CUT SIZE MINIMIZATION AND CLOUD ELEMENT BREAK-UP IN A GROUND-BASED CVI

A ground-based Counterflow Virtual Impactor (CVI) was optimized to achieve nearly complete in situ segregation of cloud droplets and ice crystals (with subsequent evaporation, releasing dissolved gaseous and non-volatile material) from their surrounding carrier gas and interstitial aerosol particles. With a one-dimensional numerical model, the CVI cut size D50 was reduced to 4 mu m from 7 mu m in an earlier design (Anderson et al., 1993). This could be achieved by a velocity increase to 225 m s-1 inside the wind tunnel forming part of the ground-based CVI, and by minimizing all dimensions contributing to the stagnation length Lstag (distance from the wind intersection plane tunnel/CVI to the stagnation plane inside the CVI that cloud elements have to reach to be sampled). CVI and high-speed wind tunnel were designed and constructed according to the modeling results.
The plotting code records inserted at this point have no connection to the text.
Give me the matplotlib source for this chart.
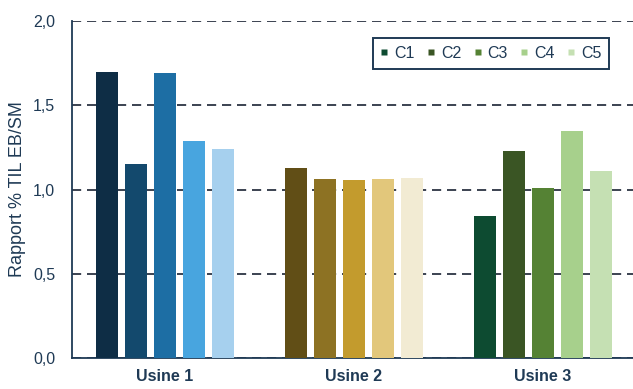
import matplotlib
matplotlib.use("Agg")
import matplotlib.pyplot as plt
from matplotlib.lines import Line2D
import numpy as np

plt.rcParams['font.family'] = ['Liberation Sans', 'DejaVu Sans']

groups = ["Usine 1", "Usine 2", "Usine 3"]
series = ["C1", "C2", "C3", "C4", "C5"]
values = {
    "Usine 1": [1.70, 1.15, 1.69, 1.29, 1.24],
    "Usine 2": [1.13, 1.065, 1.055, 1.06, 1.07],
    "Usine 3": [0.845, 1.23, 1.01, 1.345, 1.11],
}
colors = {
    "Usine 1": ["#0e2d45", "#13496d", "#1d6ea4", "#48a5df", "#a6d0ee"],
    "Usine 2": ["#614e16", "#8d7223", "#c39b2d", "#e2c77b", "#f2ebd3"],
    "Usine 3": ["#0d4b31", "#3a5524", "#558234", "#a7d08c", "#c5e0b3"],
}
yticks = [0.0, 0.5, 1.0, 1.5, 2.0]
ytick_labels = ["0,0", "0,5", "1,0", "1,5", "2,0"]
ylabel = "Rapport % TIL EB/SM"

navy = "#1f3a55"

fig = plt.figure(figsize=(6.33, 3.89), dpi=100)
ax = fig.add_axes([0.1137, 0.0797, 0.8863, 0.8663])

bw = 0.117
step = 0.153
x = np.arange(len(groups))
for gi, g in enumerate(groups):
    for si in range(len(series)):
        off = (si - 2) * step
        ax.bar(x[gi] + off, values[g][si], width=bw, color=colors[g][si], zorder=3)

ax.set_xlim(-0.492, 2.476)
ax.set_ylim(0, 2.0)
ax.set_yticks(yticks)
ax.set_yticklabels(ytick_labels)
ax.set_xticks(x)
ax.set_xticklabels(groups, fontweight="bold")
ax.tick_params(axis="y", length=0, labelsize=11.5, colors=navy, pad=12)
ax.tick_params(axis="x", length=0, labelsize=11.5, colors=navy, pad=8)
ax.set_ylabel(ylabel, fontsize=13, color=navy, labelpad=5)

for s in ["top", "right"]:
    ax.spines[s].set_visible(False)
for s in ["left", "bottom"]:
    ax.spines[s].set_color(navy)
    ax.spines[s].set_linewidth(1.3)

ax.yaxis.grid(True, linestyle=(0, (5.5, 3.5)), color="#1a2233", linewidth=1.2, zorder=1)
ax.set_axisbelow(True)

handles = [Line2D([], [], marker="s", linestyle="none", markersize=4.6,
                  markerfacecolor=c, markeredgecolor="none") for c in colors["Usine 3"]]
leg = ax.legend(handles, series, ncol=5, loc="upper right",
                bbox_to_anchor=(0.958, 0.95), borderaxespad=0,
                fontsize=11.5,
                handlelength=0.45, handletextpad=0.4,
                columnspacing=0.8, frameon=True, fancybox=False,
                borderpad=0.5, labelcolor=navy)
leg.get_frame().set_edgecolor(navy)
leg.get_frame().set_linewidth(1.4)
leg.get_frame().set_alpha(1)

fig.savefig("out.png", dpi=100)
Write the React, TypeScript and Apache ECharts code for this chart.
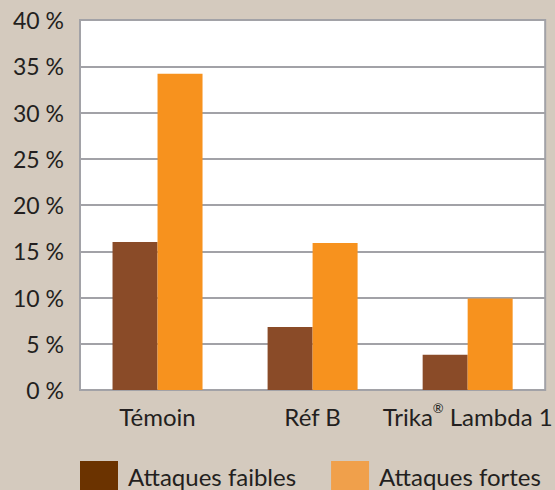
import React, { useEffect, useRef } from "react";
import * as echarts from "echarts";

const categories = ["Témoin", "Réf B", "Trika® Lambda 1"];
const faibles = [16, 6.8, 3.8];
const fortes = [34.2, 15.9, 9.9];
const seriesNames = ["Attaques faibles", "Attaques fortes"];
const yTicks = { min: 0, max: 40, interval: 5 };

const FONT = "Lato, 'Open Sans', sans-serif";
const TEXT = "#231f20";

export default function App() {
  const ref = useRef<HTMLDivElement>(null);
  useEffect(() => {
    if (!ref.current) return;
    const chart = echarts.init(ref.current, null, { renderer: "svg" });
    chart.setOption({
      animation: false,
      backgroundColor: "#d4cabe",
      textStyle: { fontFamily: FONT, color: TEXT },
      grid: {
        left: 80,
        top: 20,
        right: 6,
        bottom: 100,
        show: true,
        backgroundColor: "#ffffff",
        borderColor: "#a2a2a7",
        borderWidth: 2,
      },
      legend: {
        left: 80,
        top: 461,
        padding: 0,
        icon: "rect",
        itemWidth: 38,
        itemHeight: 30,
        itemGap: 35,
        textStyle: { fontSize: 24, color: TEXT, fontFamily: FONT, padding: [0, 0, 0, 5] },
        data: [
          { name: seriesNames[0], itemStyle: { color: "#6b3300" } },
          { name: seriesNames[1], itemStyle: { color: "#f0a04b" } },
        ],
      },
      xAxis: {
        type: "category",
        data: categories,
        axisLine: { show: false },
        axisTick: { show: false },
        axisLabel: {
          margin: 10,
          color: TEXT,
          fontSize: 24,
          fontFamily: FONT,
          interval: 0,
          formatter: (v: string) => {
            if (v.includes("®")) {
              const [a, b] = v.split("®");
              return `{a|${a}}{sup|®}{a|${b}}`;
            }
            return `{a|${v}}`;
          },
          rich: {
            a: { fontSize: 24, fontFamily: FONT, color: TEXT, lineHeight: 28, verticalAlign: "bottom" },
            sup: { fontSize: 13, fontFamily: FONT, color: TEXT, lineHeight: 28, verticalAlign: "top", padding: [1, 0, 0, 0] },
          },
        },
      },
      yAxis: {
        type: "value",
        min: yTicks.min,
        max: yTicks.max,
        interval: yTicks.interval,
        axisLine: { show: false },
        axisTick: { show: false },
        axisLabel: {
          margin: 16,
          color: TEXT,
          fontSize: 23,
          fontFamily: FONT,
          formatter: "{value} %",
        },
        splitLine: { lineStyle: { color: "#a2a2a7", width: 2 } },
      },
      series: [
        {
          name: seriesNames[0],
          type: "bar",
          data: faibles,
          barWidth: 45,
          barGap: "0%",
          itemStyle: { color: "#8a4b28" },
        },
        {
          name: seriesNames[1],
          type: "bar",
          data: fortes,
          barWidth: 45,
          barGap: "0%",
          itemStyle: { color: "#f7921e" },
        },
      ],
    });
    return () => chart.dispose();
  }, []);
  return (
    <div
      ref={ref}
      style={{ position: "fixed", left: 0, top: 0, width: 555, height: 490 }}
    />
  );
}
Subsequent calibrations verified the calculated lower cut sizes D50 and quantified the slope of the collection efficiency curve in terms of cut sharpness Scut. With the new CVI lower cut sizes between 4 and 6 mu m can be achieved. A cloud chamber experiment was performed with CVI measurements supplemented by a Forward Scattering Spectrometer Probe (FSSP). It could be demonstrated that significant drop break-up is caused by wind tunnel velocities well beyond 150 m s-1. For a reduced wind tunnel velocity of 150 m s-1 a reasonable cut size of at least 5 mu m could be maintained, while avoiding break-up. The demonstration of break-up should have consequences for any cloud sampling technique featuring high relative velocities of cloudy air past the inlet. In particular, incloud retrieval of cloud nuclei concentrations on high-speed airborne platforms could be affected to a significant extent.